6 de Julho de 2009 > Guiné 63/74 - P4644: In Memoriam (24): Maria da Glória Allen Revez Beja dos Santos: "Morte, onde está a tua vitória ?" (Mário Beja Santos / Luís Graça)

6 de Julho de 2009 > Guiné 63/74 - P4645: In Memoriam (25): Maria da Glória Allen Revez Beja dos Santos (1976-2009): Missa do 7º dia, 4ª feira, 19h, Igreja do Campo Grande

9 de Julho de 2009 > Guiné 63/74 - P4660: In Memoriam (26): Fazendo o luto pela Maria da Glória e agradecendo a todos a solidariedade (Mário Beja Santos)

10 de Julho de 2009 > Guiné 63/74 - P4664: Blogoterapia (116): Os filhos dos nossos camaradas, nossos filhos são (José Martins)

(**) Entrevista ao Luís Graça, no 1º trimestre de 2009, sobre a criação e o funcionamento do blogue Luís Graça & Camaradas da Guiné.
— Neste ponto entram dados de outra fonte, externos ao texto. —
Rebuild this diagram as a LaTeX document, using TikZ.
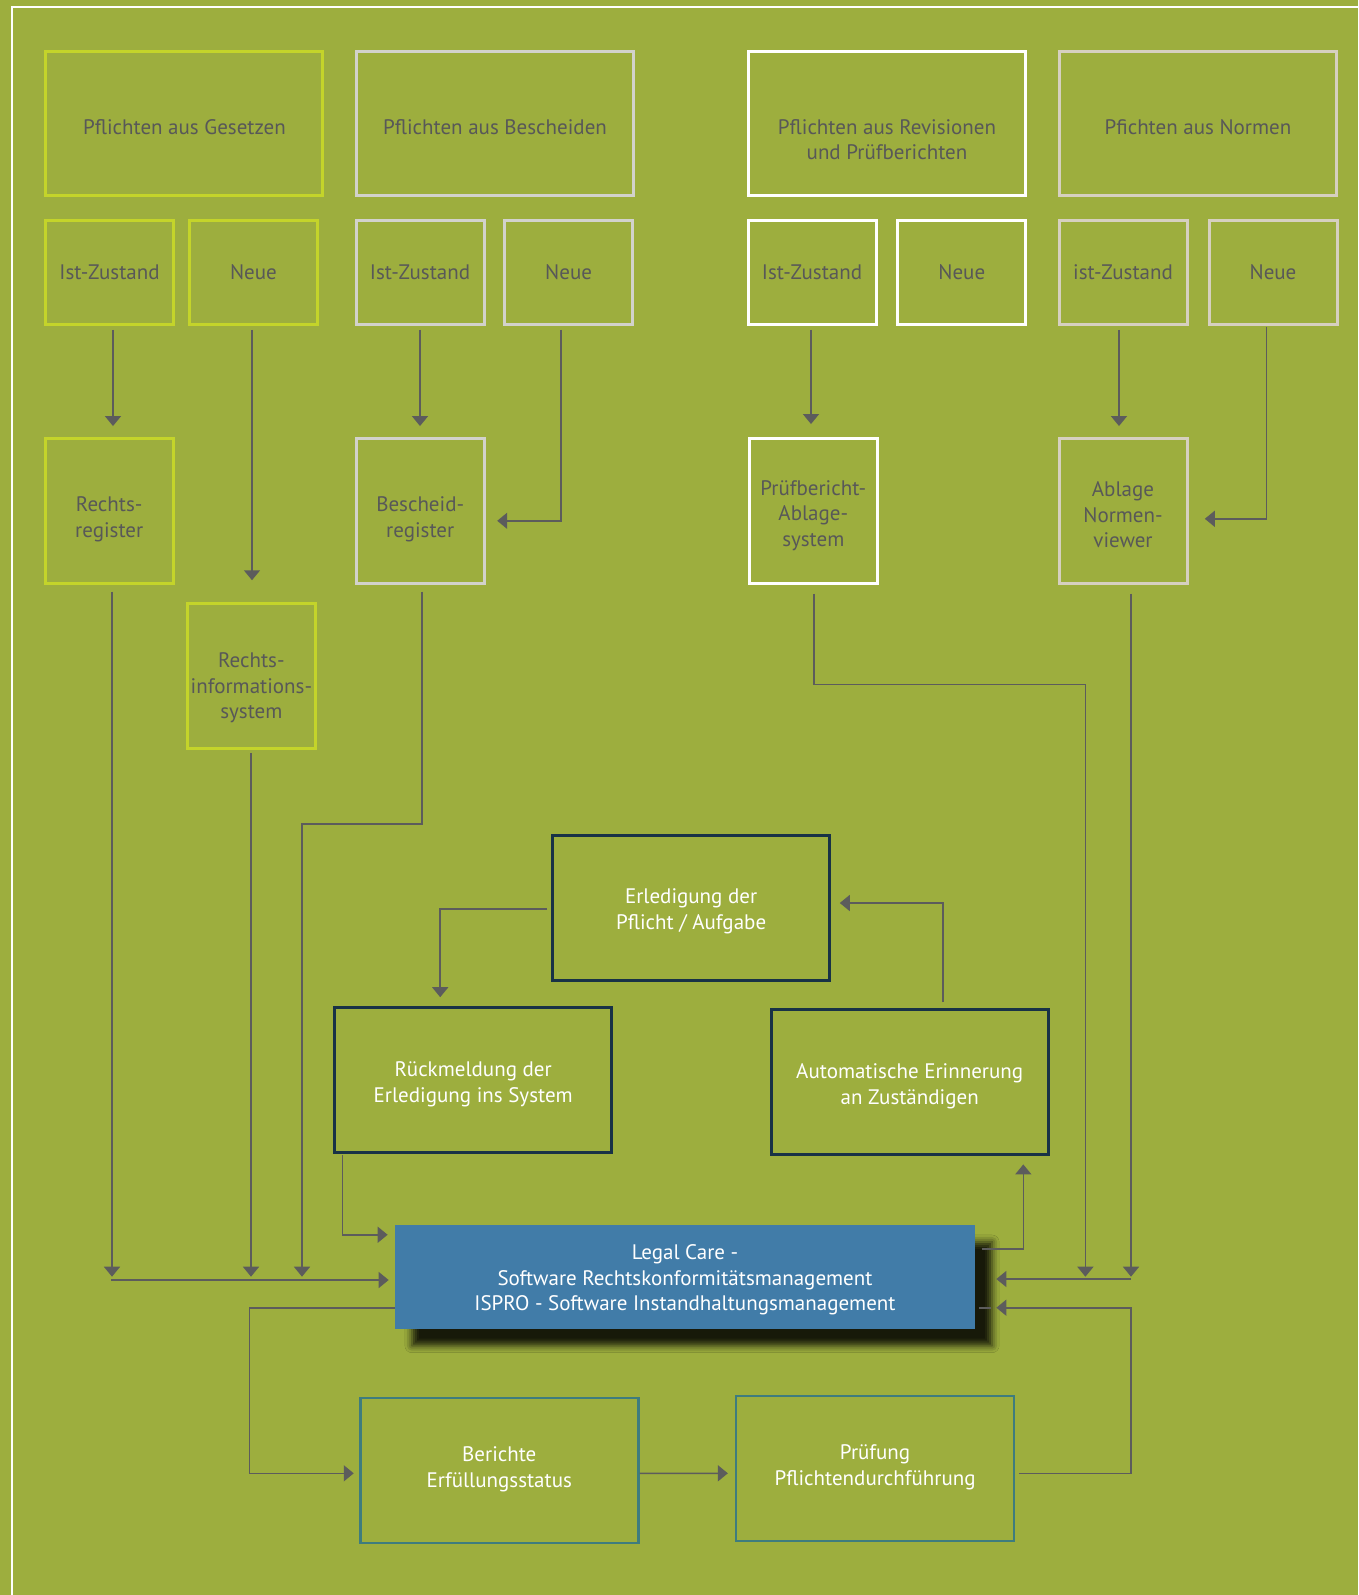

A publicar em breve.

(***) Vd. poste anterior da série > 22 de Maio de 2009 > Guiné 63/74 - P4400: História de Vida (14): Refazendo a vida correndo o mundo (José Eduardo Alves)

1 comentário:

Luís Graça disse...

Minha cara amiga Cristina:

Lembro-me de ter falado, ao telefone, uns escassos meses antes da morte da Locas, do seu talento especial para o fado... Lembro-me da sua sugestão: 'Quando fizeram um encontro do blogue, convidem a Locas para ir cantar um fado'... Infelizmente, já não vamos mais poder ouvi-la. Não sei se a família tem registo fonográfico de alguns fados cantados por ela... Se sim, gostaríamos de poder reproduzir um ou dois aqui no nosso blogue,se for achado apropriado e conveniente... Tive o privilégio de ainda a conhecer, por ocasião da entrevista, muito bem estruturada e conduzida, que ela me fez sobre o nosso blogue, no âmbito de um trabalho académico. Nas duas horas que estive com ela, deu para perceber que era uma mulher com uma belíssima voz, uma beleza muito alfacinha e uma enorme vontade de viver... Vamos recordá-la no seu melhor. Até sempre, Locas.